A direita gosta de pintar esse dia como o momento em que "voltámos ao equilíbrio". Equilíbrio para quem? Para o trabalhador que voltou a ser mandado calar? Para o camponês que perdeu a terra recuperada?

Para o país que aprendeu que podia sonhar, mas não demasiado, porque o excesso de sonho incomoda quem manda? O 25 de Novembro foi o travão político mais bem embrulhado da nossa história contemporânea. Foi a mão que ajeita a gola ao mesmo tempo que aperta a nuca. Foi a palmada paternalista que diz: "nós adoramos Abril, mas com moderação, sim? Sem exageros. Sem povo demais. Sem horizontes longos."

Há uma frase não-escrita que paira sobre esta data...

Portugal pode ser livre, desde que não mexa demais.

É esta a democracia que muitos celebram... a que deixa viver, mas só até à linha marcada no chão. E quem tenta passar a linha é chamado de radical, perigoso e comunista.

É curioso... pois os mesmos que falam de 25 de Novembro como "defesa da liberdade" são os que têm alergia à liberdade quando ela aparece na rua, na fábrica, na greve, no sindicato, no corpo, nas causas...

Liberdade, para eles, é uma palavra que fica muito bem num mural, desde que ninguém tente vivê-la com convicção.

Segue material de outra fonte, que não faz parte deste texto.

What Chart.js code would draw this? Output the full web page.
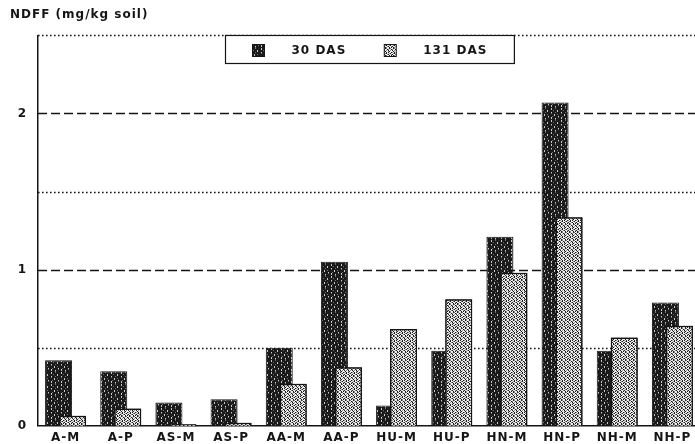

Mas o país não é parvo. O instinto português — aquele que sobreviveu ao salazarismo, à fome, ao mar e ao medo — sabe distinguir quando o futuro está a ser chamado e quando está a ser calado. E naquele novembro de 75, o futuro não foi derrotado. Foi apenas amarrado por uns tempos. O problema é que agora querem transformar essa amarra em monumento. Querem que o 25 de Novembro seja memória obrigatória, lição moral e santidade política.

Querem que aceitemos que o país só avança se for devagarinho, com o passo pequeno de quem teme cair. Querem que Portugal continue a confundir prudência com submissão, estabilidade com estagnação, prudência com medo.

Mas a verdade é simples e teimosa: o que sustenta uma democracia não é o medo do povo — é o povo sem medo. O que assusta certos sectores não é a desordem; é a possibilidade de o país querer mais do que a normalidade triste que lhe oferecem.

O que lhes custa admitir é que o 25 de Abril é maior do que o 25 de Novembro — porque foi vontade, não contenção. E por isso, quem é de esquerda não tem de ter pudor em dizê-lo: o 25 de Novembro foi o dia em que tentaram pôr um ferrolho no futuro. E o nosso trabalho, hoje, é manter esse ferrolho gasto, enferrujado, a ranger — até que um dia volte a cair sozinho. Porque Portugal merece mais do que uma democracia vigiada. Merece uma democracia vivida.


E isso, meus caros, só acontece quando o país deixa de pedir licença para ser feliz.